═════ INFORMATION SUPPLIED ═════
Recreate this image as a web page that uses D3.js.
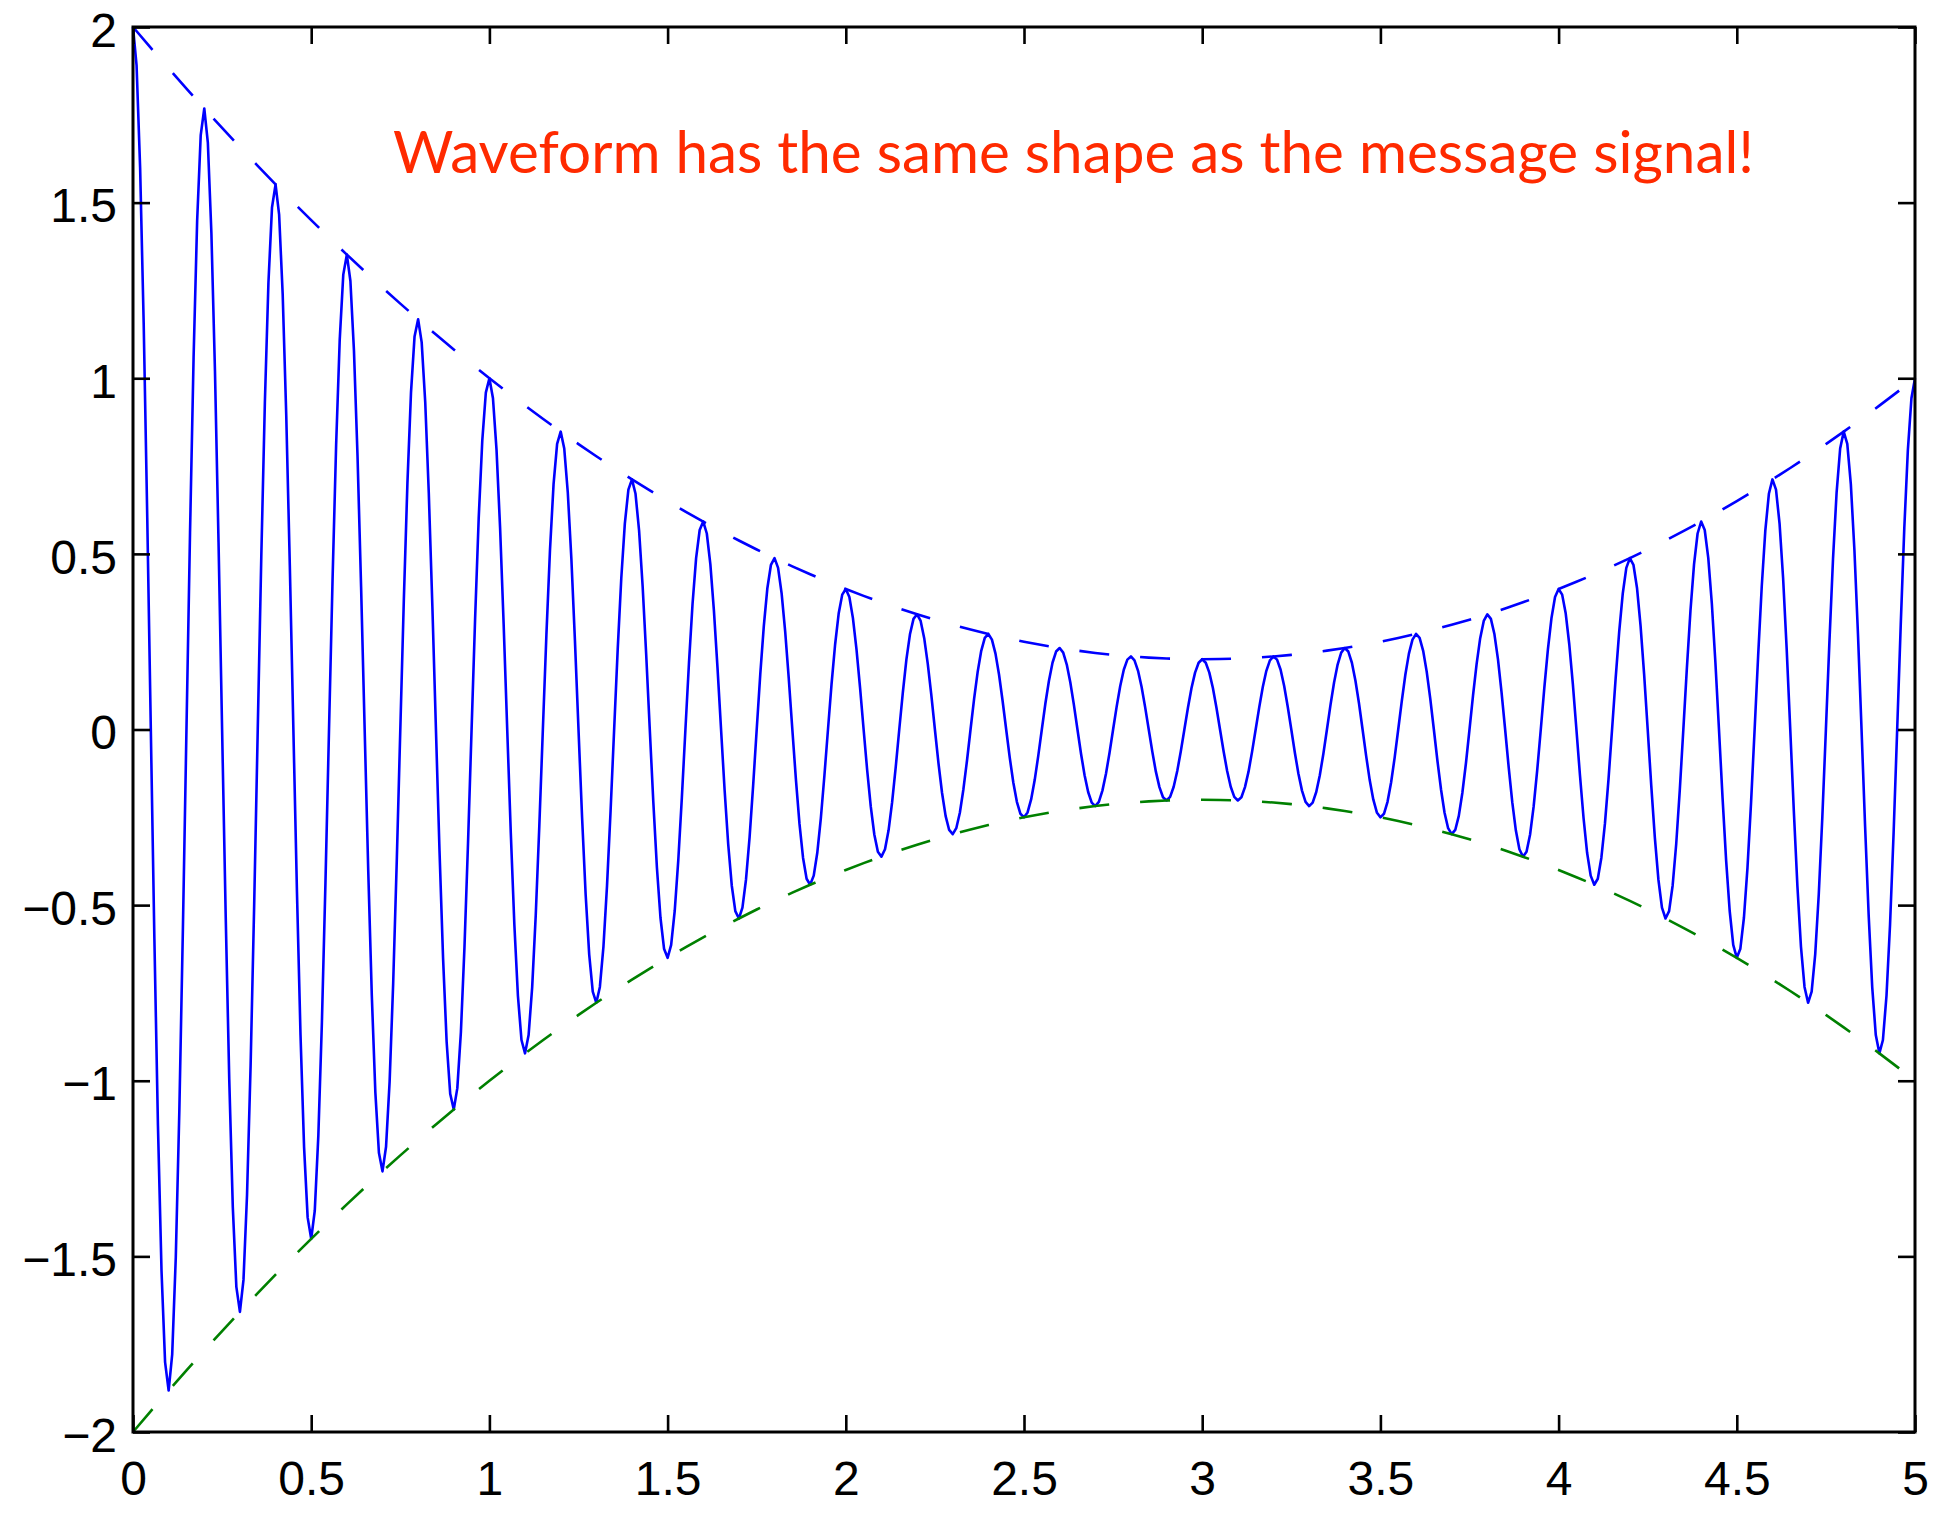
<!DOCTYPE html>
<html>
<head>
<meta charset="utf-8">
<script src="https://cdn.jsdelivr.net/npm/d3@7"></script>
<style>
  html, body { margin: 0; padding: 0; background: #ffffff; }
  svg { display: block; }
</style>
</head>
<body>
<svg id="chart" width="1940" height="1514"></svg>
<script>
// ---- data ----
const titleText = "Waveform has the same shape as the message signal!";

const waveStep = 0.01;   // sample spacing of the modulated waveform (s)
const waveform = [
  2.000, 1.891, 1.599, 1.155, 0.603, 0, -0.596, -1.127, -1.541, -1.801, -1.882, -1.779, -1.504, -1.086, -0.567, 0, 0.560, 1.059, 1.449, 1.692,
  1.768, 1.671, 1.412, 1.020, 0.533, 0, -0.526, -0.994, -1.359, -1.587, -1.658, -1.567, -1.324, -0.956, -0.499, 0, 0.493, 0.931, 1.272, 1.486,
  1.552, 1.466, 1.239, 0.894, 0.467, 0, -0.461, -0.870, -1.189, -1.389, -1.450, -1.370, -1.157, -0.835, -0.436, 0, 0.430, 0.812, 1.109, 1.295,
  1.352, 1.277, 1.078, 0.778, 0.406, 0, -0.400, -0.756, -1.033, -1.205, -1.258, -1.188, -1.003, -0.723, -0.377, 0, 0.372, 0.702, 0.959, 1.119,
  1.168, 1.102, 0.931, 0.671, 0.350, 0, -0.345, -0.651, -0.889, -1.037, -1.082, -1.021, -0.862, -0.621, -0.324, 0, 0.319, 0.602, 0.822, 0.959,
  1.000, 0.943, 0.796, 0.574, 0.299, 0, -0.294, -0.555, -0.758, -0.884, -0.922, -0.870, -0.734, -0.529, -0.276, 0, 0.271, 0.511, 0.698, 0.813,
  0.848, 0.800, 0.674, 0.486, 0.253, 0, -0.249, -0.469, -0.640, -0.746, -0.778, -0.733, -0.618, -0.445, -0.232, 0, 0.228, 0.430, 0.586, 0.683,
  0.712, 0.671, 0.566, 0.407, 0.212, 0, -0.208, -0.393, -0.536, -0.624, -0.650, -0.613, -0.516, -0.372, -0.194, 0, 0.190, 0.358, 0.488, 0.568,
  0.592, 0.558, 0.470, 0.338, 0.176, 0, -0.173, -0.326, -0.444, -0.517, -0.538, -0.507, -0.427, -0.307, -0.160, 0, 0.157, 0.295, 0.403, 0.469,
  0.488, 0.460, 0.387, 0.278, 0.145, 0, -0.142, -0.268, -0.365, -0.425, -0.442, -0.416, -0.351, -0.252, -0.131, 0, 0.129, 0.242, 0.330, 0.384,
  0.400, 0.377, 0.317, 0.228, 0.119, 0, -0.116, -0.219, -0.299, -0.348, -0.362, -0.341, -0.287, -0.207, -0.108, 0, 0.105, 0.199, 0.271, 0.315,
  0.328, 0.309, 0.260, 0.187, 0.098, 0, -0.096, -0.180, -0.246, -0.286, -0.298, -0.281, -0.237, -0.170, -0.089, 0, 0.087, 0.164, 0.224, 0.261,
  0.272, 0.256, 0.216, 0.156, 0.081, 0, -0.080, -0.151, -0.206, -0.240, -0.250, -0.236, -0.199, -0.144, -0.075, 0, 0.074, 0.139, 0.190, 0.222,
  0.232, 0.219, 0.185, 0.134, 0.070, 0, -0.069, -0.130, -0.178, -0.208, -0.218, -0.206, -0.174, -0.126, -0.066, 0, 0.065, 0.124, 0.170, 0.199,
  0.208, 0.197, 0.167, 0.121, 0.063, 0, -0.063, -0.120, -0.164, -0.193, -0.202, -0.192, -0.163, -0.118, -0.062, 0, 0.062, 0.118, 0.162, 0.190,
  0.200,
  0.190, 0.162, 0.118, 0.062, 0, -0.062, -0.118, -0.163, -0.192, -0.202, -0.193, -0.164, -0.120, -0.063, 0, 0.063, 0.121, 0.167, 0.197, 0.208,
  0.199, 0.170, 0.124, 0.065, 0, -0.066, -0.126, -0.174, -0.206, -0.218, -0.208, -0.178, -0.130, -0.069, 0, 0.070, 0.134, 0.185, 0.219, 0.232,
  0.222, 0.190, 0.139, 0.074, 0, -0.075, -0.144, -0.199, -0.236, -0.250, -0.240, -0.206, -0.151, -0.080, 0, 0.081, 0.156, 0.216, 0.256, 0.272,
  0.261, 0.224, 0.164, 0.087, 0, -0.089, -0.170, -0.237, -0.281, -0.298, -0.286, -0.246, -0.180, -0.096, 0, 0.098, 0.187, 0.260, 0.309, 0.328,
  0.315, 0.271, 0.199, 0.105, 0, -0.108, -0.207, -0.287, -0.341, -0.362, -0.348, -0.299, -0.219, -0.116, 0, 0.119, 0.228, 0.317, 0.377, 0.400,
  0.384, 0.330, 0.242, 0.129, 0, -0.131, -0.252, -0.351, -0.416, -0.442, -0.425, -0.365, -0.268, -0.142, 0, 0.145, 0.278, 0.387, 0.460, 0.488,
  0.469, 0.403, 0.295, 0.157, 0, -0.160, -0.307, -0.427, -0.507, -0.538, -0.517, -0.444, -0.326, -0.173, 0, 0.176, 0.338, 0.470, 0.558, 0.592,
  0.568, 0.488, 0.358, 0.190, 0, -0.194, -0.372, -0.516, -0.613, -0.650, -0.624, -0.536, -0.393, -0.208, 0, 0.212, 0.407, 0.566, 0.671, 0.712,
  0.683, 0.586, 0.430, 0.228, 0, -0.232, -0.445, -0.618, -0.733, -0.778, -0.746, -0.640, -0.469, -0.249, 0, 0.253, 0.486, 0.674, 0.800, 0.848,
  0.813, 0.698, 0.511, 0.271, 0, -0.276, -0.529, -0.734, -0.870, -0.922, -0.884, -0.758, -0.555, -0.294, 0, 0.299, 0.574, 0.796, 0.943, 1.000
];

const envStep = 0.05;    // sample spacing of the message envelope (s)
const envelopeUpper = [
  2.000, 1.9405, 1.882, 1.8245, 1.768, 1.7125, 1.658, 1.6045, 1.552, 1.5005,
  1.450, 1.4005, 1.352, 1.3045, 1.258, 1.2125, 1.168, 1.1245, 1.082, 1.0405,
  1.000, 0.9605, 0.922, 0.8845, 0.848, 0.8125, 0.778, 0.7445, 0.712, 0.6805,
  0.650, 0.6205, 0.592, 0.5645, 0.538, 0.5125, 0.488, 0.4645, 0.442, 0.4205,
  0.400, 0.3805, 0.362, 0.3445, 0.328, 0.3125, 0.298, 0.2845, 0.272, 0.2605,
  0.250, 0.2405, 0.232, 0.2245, 0.218, 0.2125, 0.208, 0.2045, 0.202, 0.2005,
  0.200,
  0.2005, 0.202, 0.2045, 0.208, 0.2125, 0.218, 0.2245, 0.232, 0.2405, 0.250,
  0.2605, 0.272, 0.2845, 0.298, 0.3125, 0.328, 0.3445, 0.362, 0.3805, 0.400,
  0.4205, 0.442, 0.4645, 0.488, 0.5125, 0.538, 0.5645, 0.592, 0.6205, 0.650,
  0.6805, 0.712, 0.7445, 0.778, 0.8125, 0.848, 0.8845, 0.922, 0.9605, 1.000
];
const envelopeLower = [
  -2.000, -1.9405, -1.882, -1.8245, -1.768, -1.7125, -1.658, -1.6045, -1.552, -1.5005,
  -1.450, -1.4005, -1.352, -1.3045, -1.258, -1.2125, -1.168, -1.1245, -1.082, -1.0405,
  -1.000, -0.9605, -0.922, -0.8845, -0.848, -0.8125, -0.778, -0.7445, -0.712, -0.6805,
  -0.650, -0.6205, -0.592, -0.5645, -0.538, -0.5125, -0.488, -0.4645, -0.442, -0.4205,
  -0.400, -0.3805, -0.362, -0.3445, -0.328, -0.3125, -0.298, -0.2845, -0.272, -0.2605,
  -0.250, -0.2405, -0.232, -0.2245, -0.218, -0.2125, -0.208, -0.2045, -0.202, -0.2005,
  -0.200,
  -0.2005, -0.202, -0.2045, -0.208, -0.2125, -0.218, -0.2245, -0.232, -0.2405, -0.250,
  -0.2605, -0.272, -0.2845, -0.298, -0.3125, -0.328, -0.3445, -0.362, -0.3805, -0.400,
  -0.4205, -0.442, -0.4645, -0.488, -0.5125, -0.538, -0.5645, -0.592, -0.6205, -0.650,
  -0.6805, -0.712, -0.7445, -0.778, -0.8125, -0.848, -0.8845, -0.922, -0.9605, -1.000
];

const xTicks = [0, 0.5, 1, 1.5, 2, 2.5, 3, 3.5, 4, 4.5, 5];
const xTickLabels = ["0", "0.5", "1", "1.5", "2", "2.5", "3", "3.5", "4", "4.5", "5"];
const yTicks = [-2, -1.5, -1, -0.5, 0, 0.5, 1, 1.5, 2];
const yTickLabels = ["\u22122", "\u22121.5", "\u22121", "\u22120.5", "0", "0.5", "1", "1.5", "2"];

// ---- layout ----
const W = 1940, H = 1514;
const plot = { left: 133, right: 1915, top: 27, bottom: 1432 };
const svg = d3.select("#chart");
svg.append("rect").attr("width", W).attr("height", H).attr("fill", "#ffffff");

const x = d3.scaleLinear().domain([0, 5]).range([plot.left, plot.right]);
const y = d3.scaleLinear().domain([-2, 2]).range([plot.bottom, plot.top]);

const waveData = waveform.map((v, i) => ({ t: i * waveStep, v }));
const upperData = envelopeUpper.map((v, i) => ({ t: i * envStep, v }));
const lowerData = envelopeLower.map((v, i) => ({ t: i * envStep, v }));

const line = d3.line().x(d => x(d.t)).y(d => y(d.v));

svg.append("defs").append("clipPath").attr("id", "clip")
  .append("rect")
  .attr("x", plot.left - 2).attr("y", plot.top - 2)
  .attr("width", plot.right - plot.left + 4).attr("height", plot.bottom - plot.top + 4);

const g = svg.append("g").attr("clip-path", "url(#clip)");

g.append("path").datum(waveData)
  .attr("d", line)
  .attr("fill", "none").attr("stroke", "#0000ff")
  .attr("stroke-width", 2.6).attr("stroke-linejoin", "round");

g.append("path").datum(upperData)
  .attr("d", line)
  .attr("fill", "none").attr("stroke", "#0000ff")
  .attr("stroke-width", 2.6).attr("stroke-dasharray", "30,31");

g.append("path").datum(lowerData)
  .attr("d", line)
  .attr("fill", "none").attr("stroke", "#008000")
  .attr("stroke-width", 2.6).attr("stroke-dasharray", "30,31");

// ---- axes ----
const tickLen = 17;
const fontFamily = "'Liberation Sans', Arial, Helvetica, sans-serif";

const xAxis = d3.axisBottom(x).tickValues(xTicks)
  .tickFormat((d, i) => xTickLabels[i])
  .tickSizeInner(-tickLen).tickSizeOuter(0).tickPadding(29);
const xAxisTop = d3.axisTop(x).tickValues(xTicks).tickFormat("")
  .tickSizeInner(-tickLen).tickSizeOuter(0);
const yAxis = d3.axisLeft(y).tickValues(yTicks)
  .tickFormat((d, i) => yTickLabels[i])
  .tickSizeInner(-tickLen).tickSizeOuter(0).tickPadding(16);
const yAxisRight = d3.axisRight(y).tickValues(yTicks).tickFormat("")
  .tickSizeInner(-tickLen).tickSizeOuter(0);

function styleAxis(sel) {
  sel.select(".domain").remove();
  sel.selectAll(".tick line").attr("stroke", "#000").attr("stroke-width", 2.6);
  sel.selectAll(".tick text").attr("fill", "#000")
    .style("font-family", fontFamily).style("font-size", "48px");
}

svg.append("g").attr("transform", `translate(0,${plot.bottom})`).call(xAxis).call(styleAxis);
svg.append("g").attr("transform", `translate(0,${plot.top})`).call(xAxisTop).call(styleAxis);
const yg = svg.append("g").attr("transform", `translate(${plot.left},0)`).call(yAxis).call(styleAxis);
yg.selectAll(".tick text").attr("dy", "0.4em");
svg.append("g").attr("transform", `translate(${plot.right},0)`).call(yAxisRight).call(styleAxis);

svg.append("rect")
  .attr("x", plot.left).attr("y", plot.top)
  .attr("width", plot.right - plot.left).attr("height", plot.bottom - plot.top)
  .attr("fill", "none").attr("stroke", "#000").attr("stroke-width", 3);

// ---- annotation ----
svg.append("text")
  .attr("x", 393).attr("y", 173)
  .attr("fill", "#ff2a00")
  .attr("textLength", 1361).attr("lengthAdjust", "spacingAndGlyphs")
  .style("font-family", "Lato, 'Open Sans', sans-serif")
  .style("font-size", "58px")
  .text(titleText);
</script>
</body>
</html>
═════
### INSTRUCTIONS TO FOLLOW
Look at the listing and set down only the lines from its start through the line with "has the same", word for word and without pictures.

### PROBLEM SOLUTION
Recreate this image as a web page that uses D3.js.
<!DOCTYPE html>
<html>
<head>
<meta charset="utf-8">
<script src="https://cdn.jsdelivr.net/npm/d3@7"></script>
<style>
  html, body { margin: 0; padding: 0; background: #ffffff; }
  svg { display: block; }
</style>
</head>
<body>
<svg id="chart" width="1940" height="1514"></svg>
<script>
// ---- data ----
const titleText = "Waveform has the same shape as the message signal!";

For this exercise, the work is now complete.